Jordan has been surrounded by countries in conflict for many years. Civil wars are raging in neighboring Iraq and Syria, and the Israeli-Palestinian conflict continues. Although it has been severely weakened, the Islamic State and other Sunni extremist groups remain active and have staged attacks in Jordan. Iran has reemerged following the nuclear agreement and is increasing its influence in Iraq and Syria, while it maintains its foothold in Lebanon through Hizballah.
King Hussein, who ruled for forty seven years until his death in 1999, was very popular, not only as a symbol of unity, but also because he was seen as effective. His son, Abdullah may not be as popular but he has managed to remain in power and maintain Jordan's unity and security for nearly two decades. There has been opposition both to the lack of democracy or its weakness, as well as to the corruption of those close to the court. There has also been opposition to the king's pro-Western policies and relations with Israel. In recent years these have been seen through the prism of religiosity: Jordan's pro-Western orientation has been seen as anti-Islamic. The king has committed Jordan to the fight against the Islamic State and Islamic radicalism more generally. He has also warned of the danger posed by Iran to Sunni states in the region.
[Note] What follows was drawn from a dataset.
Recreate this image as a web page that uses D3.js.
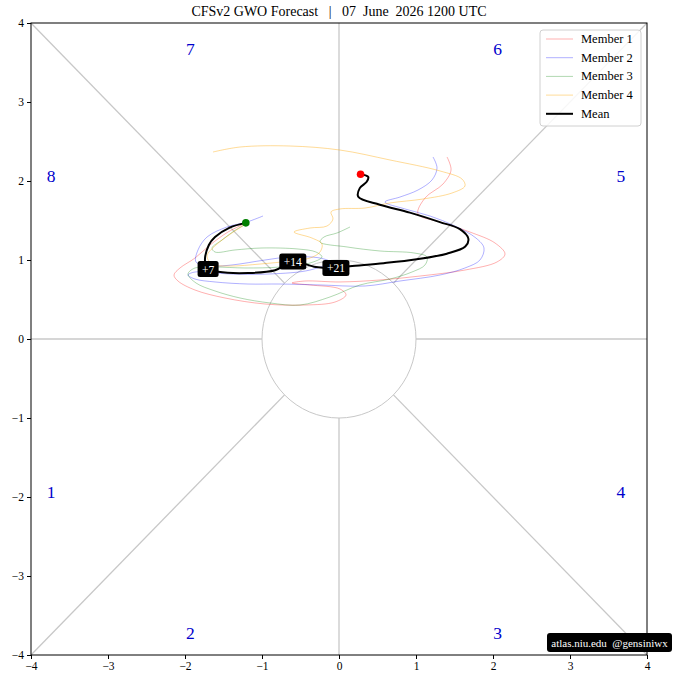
<!DOCTYPE html>
<html><head><meta charset="utf-8">
<script src="https://cdn.jsdelivr.net/npm/d3@7"></script>
<style>
html,body{margin:0;padding:0;background:#fff;}
svg text{font-family:"Liberation Serif","DejaVu Serif",serif;}
</style>
</head><body>
<svg id="chart" width="673" height="680"></svg>
<script>
// ---------------- data ----------------
const titleText = "CFSv2 GWO Forecast   |   07  June  2026 1200 UTC";
const ticks = [-4,-3,-2,-1,0,1,2,3,4];
const memberNames = ["Member 1","Member 2","Member 3","Member 4"];
const memberColors = ["#ff0000","#0000ff","#008000","#ffa500"];

const member1 = [[-1.208,1.468],[-1.442,1.354],[-1.675,1.190],[-1.870,1.025],[-2.065,0.899],[-2.143,0.810],[-2.091,0.734],[-1.870,0.620],[-1.481,0.519],[-0.961,0.443],[-0.442,0.430],[-0.052,0.468],[0.091,0.557],[0.013,0.633],[-0.377,0.684],[-0.610,0.709],[-0.442,0.734],[0.013,0.722],[0.532,0.747],[1.052,0.797],[1.636,0.873],[2.052,0.975],[2.156,1.076],[2.026,1.215],[1.701,1.354],[1.312,1.481],[1.026,1.582],[1.117,1.785],[1.351,1.962],[1.455,2.139],[1.403,2.304]];
const member2 = [[-0.987,1.557],[-1.195,1.481],[-1.455,1.418],[-1.714,1.291],[-1.831,1.127],[-1.857,0.975],[-1.675,0.924],[-1.390,0.937],[-0.961,1.000],[-0.636,1.038],[-0.247,1.025],[-0.117,0.975],[-0.377,0.873],[-0.896,0.823],[-1.416,0.823],[-1.870,0.848],[-1.961,0.810],[-1.870,0.759],[-1.610,0.722],[-1.182,0.696],[-0.766,0.696],[-0.247,0.684],[0.338,0.671],[0.792,0.734],[1.312,0.810],[1.636,0.899],[1.831,1.000],[1.883,1.152],[1.779,1.278],[1.506,1.430],[1.182,1.557],[0.857,1.646],[0.597,1.734],[0.792,1.797],[1.026,1.886],[1.208,2.013],[1.273,2.165],[1.221,2.304]];
const member3 = [[-1.208,1.456],[-1.364,1.367],[-1.519,1.253],[-1.649,1.152],[-1.610,1.101],[-1.351,1.127],[-1.000,1.152],[-0.532,1.139],[-0.299,1.101],[-0.221,1.038],[-0.377,0.962],[-0.766,0.911],[-1.221,0.899],[-1.610,0.911],[-1.870,0.899],[-1.961,0.823],[-1.857,0.709],[-1.610,0.608],[-1.286,0.519],[-0.896,0.456],[-0.506,0.430],[-0.117,0.532],[0.273,0.684],[0.662,0.759],[0.948,0.848],[1.117,0.937],[1.143,1.038],[0.974,1.089],[0.532,1.114],[0.104,1.165],[-0.247,1.228],[-0.195,1.291],[-0.026,1.342],[0.143,1.418]];
const member4 = [[-1.208,1.456],[-1.390,1.342],[-1.597,1.190],[-1.714,1.051],[-1.649,0.949],[-1.416,0.924],[-1.026,0.949],[-0.636,0.987],[-0.377,1.025],[-0.247,1.101],[-0.221,1.203],[-0.351,1.278],[-0.584,1.354],[-0.377,1.405],[-0.156,1.430],[-0.078,1.519],[-0.104,1.608],[0.013,1.646],[0.338,1.658],[0.662,1.722],[1.091,1.772],[1.468,1.848],[1.636,1.937],[1.597,2.025],[1.312,2.127],[0.662,2.266],[0.013,2.392],[-0.636,2.443],[-1.286,2.430],[-1.636,2.367]];
const members = [member1, member2, member3, member4];

const meanPath = [[-1.21,1.47],[-1.42,1.41],[-1.61,1.29],[-1.69,1.19],[-1.74,0.98],[-1.70,0.886],[-1.57,0.85],[-1.18,0.835],[-0.83,0.87],[-0.60,0.98],[-0.30,0.91],[-0.04,0.90],[0.14,0.92],[0.58,0.96],[1.01,1.01],[1.40,1.08],[1.64,1.17],[1.68,1.27],[1.57,1.39],[1.31,1.48],[0.92,1.60],[0.53,1.70],[0.25,1.80],[0.27,1.91],[0.36,1.99],[0.38,2.05],[0.28,2.085]];
const dayLabels = ["+7","+14","+21"];
const dayIndex = [5,9,11];

const phaseNums = ["1","2","3","4","5","6","7","8"];
const phaseX = [-3.74,-1.93,2.06,3.66,3.66,2.06,-1.93,-3.74];
const phaseY = [-1.94,-3.72,-3.72,-1.94,2.06,3.67,3.67,2.06];
const watermark = "atlas.niu.edu  @gensiniwx";

// ---------------- drawing ----------------
const svg = d3.select("#chart");
const L = 31, R = 647, T = 23, B = 655;
const x = d3.scaleLinear().domain([-4,4]).range([L,R]);
const y = d3.scaleLinear().domain([-4,4]).range([B,T]);
const fmt = v => (v<0 ? "\u2212"+Math.abs(v) : ""+v);

// background guide lines
const gray = "#c8c8c8";
const g0 = svg.append("g");
const r45 = Math.SQRT1_2;
const guide = [
  [[-4,0],[-1,0]],[[1,0],[4,0]],[[0,-4],[0,-1]],[[0,1],[0,4]],
  [[-4,-4],[-r45,-r45]],[[r45,r45],[4,4]],[[-4,4],[-r45,r45]],[[r45,-r45],[4,-4]]
];
guide.forEach(s => g0.append("line")
  .attr("x1",x(s[0][0])).attr("y1",y(s[0][1])).attr("x2",x(s[1][0])).attr("y2",y(s[1][1]))
  .attr("stroke",gray).attr("stroke-width",1.3));
g0.append("ellipse").attr("cx",x(0)).attr("cy",y(0))
  .attr("rx",x(1)-x(0)).attr("ry",y(0)-y(1))
  .attr("fill","none").attr("stroke",gray).attr("stroke-width",1);

// phase numbers
phaseNums.forEach((p,i)=> svg.append("text")
  .attr("x",x(phaseX[i])).attr("y",y(phaseY[i]))
  .attr("text-anchor","middle").attr("dominant-baseline","central")
  .attr("fill","#0000cc").attr("font-size",17.5).text(p));

// member lines
const line = d3.line().x(d=>x(d[0])).y(d=>y(d[1])).curve(d3.curveCatmullRom.alpha(0.5));
members.forEach((m,i)=> svg.append("path").attr("d",line(m))
  .attr("fill","none").attr("stroke",memberColors[i])
  .attr("stroke-opacity", i===3 ? 0.45 : 0.35).attr("stroke-width",0.9));

// mean
svg.append("path").attr("d",line(meanPath)).attr("fill","none")
  .attr("stroke","#000").attr("stroke-width",2);
svg.append("circle").attr("cx",x(meanPath[0][0])).attr("cy",y(meanPath[0][1])).attr("r",3.8).attr("fill","green");
const last = meanPath[meanPath.length-1];
svg.append("circle").attr("cx",x(last[0])).attr("cy",y(last[1])).attr("r",3.8).attr("fill","red");

// day labels
dayLabels.forEach((t,i)=>{
  const p = meanPath[dayIndex[i]];
  const w = t.length>2 ? 27 : 21;
  svg.append("rect").attr("x",x(p[0])-w/2).attr("y",y(p[1])-8).attr("width",w).attr("height",16)
    .attr("rx",2.5).attr("fill","#000");
  svg.append("text").attr("x",x(p[0])).attr("y",y(p[1])+0.5)
    .attr("text-anchor","middle").attr("dominant-baseline","central")
    .attr("fill","#fff").attr("font-size",11.5).text(t);
});

// frame & axes
svg.append("rect").attr("x",L).attr("y",T).attr("width",R-L).attr("height",B-T)
  .attr("fill","none").attr("stroke","#000").attr("stroke-width",1);
const xa = svg.append("g").attr("transform",`translate(0,${B})`)
  .call(d3.axisBottom(x).tickValues(ticks).tickFormat(fmt).tickSize(4).tickPadding(3));
const ya = svg.append("g").attr("transform",`translate(${L},0)`)
  .call(d3.axisLeft(y).tickValues(ticks).tickFormat(fmt).tickSize(4).tickPadding(3));
[xa,ya].forEach(a=>{
  a.select(".domain").remove();
  a.selectAll("text").attr("font-family","Liberation Serif, serif").attr("font-size",11.5).attr("fill","#000");
});

// title
svg.append("text").attr("x",(L+R)/2).attr("y",16).attr("text-anchor","middle")
  .attr("font-size",14).attr("fill","#000").attr("xml:space","preserve").style("white-space","pre").text(titleText);

// legend
const lg = svg.append("g");
lg.append("rect").attr("x",540).attr("y",30).attr("width",101).attr("height",96).attr("rx",3)
  .attr("fill","#fff").attr("fill-opacity",0.85).attr("stroke","#d0d0d0");
const legNames = memberNames.concat(["Mean"]);
legNames.forEach((n,i)=>{
  const yy = 39 + i*18.7;
  lg.append("line").attr("x1",546).attr("x2",573).attr("y1",yy).attr("y2",yy)
    .attr("stroke", i<4 ? memberColors[i] : "#000")
    .attr("stroke-opacity", i<4 ? (i===3?0.45:0.35) : 1)
    .attr("stroke-width", i<4 ? 0.9 : 2);
  lg.append("text").attr("x",581).attr("y",yy).attr("dominant-baseline","central")
    .attr("font-size",12.5).attr("fill","#000").text(n);
});

// watermark
svg.append("rect").attr("x",547).attr("y",633).attr("width",125).attr("height",19).attr("rx",3).attr("fill","#000");
svg.append("text").attr("x",609.5).attr("y",643).attr("text-anchor","middle").attr("dominant-baseline","central")
  .attr("fill","#fff").attr("font-size",11).attr("xml:space","preserve").style("white-space","pre").text(watermark);
</script>
</body></html>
Internally the Muslim Brotherhood, known as the Islamic Action Front (IAF), boycotted the entire electoral process in 2010 and 2013. Since then, it has had change in leadership and a softening of its ideology, which led to a shift in its position on the elections. In 2015, it took part in the general elections but did not do well. The weak performance of the Front was due to its ties to the Egyptian Muslim Brotherhood, which was removed from government after only a year in power and is now hounded by the Egyptian authorities. Another reason was the hatred and fear of the Islamic State by many, which grew stronger in January 2015, following the brutal murder of a Jordanian pilot, who was held captive by the Islamic State in Syria.
The secret of monarchic survival and the relative stability of Jordan is the ruler's appeal to all sections of society: he represents tradition, continuity, and stability. The king has also managed to obtain foreign aid and foreign political support including military aid, all designed to maintain stability in Jordan. This has eased the severe economic constraints that prevail.
The September 2016 elections for the lower house of parliament provided an indication of the political challenges facing Jordan. The elections were held under a new law allowing multiple votes for open proportional lists. This replaced the long standing single-vote system, which has been criticized for years by various political players, especially the Muslim Brotherhood. The Muslim Brotherhood, which had boycotted the last two elections decided to contest the poll through its political arm, the Islamic Action Front. In all, 1,252 candidates ran in 226 lists in the elections.
Voter turnout was very low, reflecting discontent with the system of government. Jordan has more than four million registered voters but one million reside outside the country and cannot vote. Voter turnout was only 37 percent, compared to over 50 percent in the 2013 elections. A lack of confidence in the role of the legislature and its limited influence on government policies have been cited as reasons for the low turnout. The Islamists won 15 out of the 120 seats. Political parties won approximately 17 percent of the seats, almost two-thirds of which belonged to Islamist parties. No nationalist or leftist party gained representation. Independent deputies, mainly businessmen, professionals, and tribal figures accounted for the majority of the seats. At least 50 candidates were re-elected.
One new development was that the Maʿan (Together) list made history by winning two seats. This was a modest indication of a growing debate in Jordan within the political elite on the need to create a civic, secular, and democratic society to confront both authoritarian and religiously driven agendas.
After the elections, the king reappointed the same unelected cabinet that had been in office, with only a few minor alterations, and has proceeded to rule by royal decree. Unpopular decisions to buy gas from Israel, and to revise the school curriculum by removing controversial Qurʾanic verses, were issued as royal decrees. In October 2016, these moves were followed by riots in a suburb of Amman, after a series of police raids there.
As the Muslim Brotherhood is seen by many as pro-royal, the aggrieved have found more extreme outlets. As a result, there has been support for the Islamic State despite its brutal execution of the Jordanian pilot.
Despite its Western orientation, Jordan is a deeply conservative country. A reflection of this is the female labor force participation rate: at 13.3 percent in 2015, it was even lower than Saudi Arabia. The conservative or even fundamentalist nature of significant parts of society was revealed after the September 2016 killing of a well-known journalist, Nahid Hattar. He had been accused of insulting Islam and was shot dead on the steps of Amman’s courthouse before hearings on blasphemy charges. There was much support for his killer on social media in Jordan. With all these conflicting pressures, King Abdullah will have to continue walking an economic and political tightrope for the foreseeable future.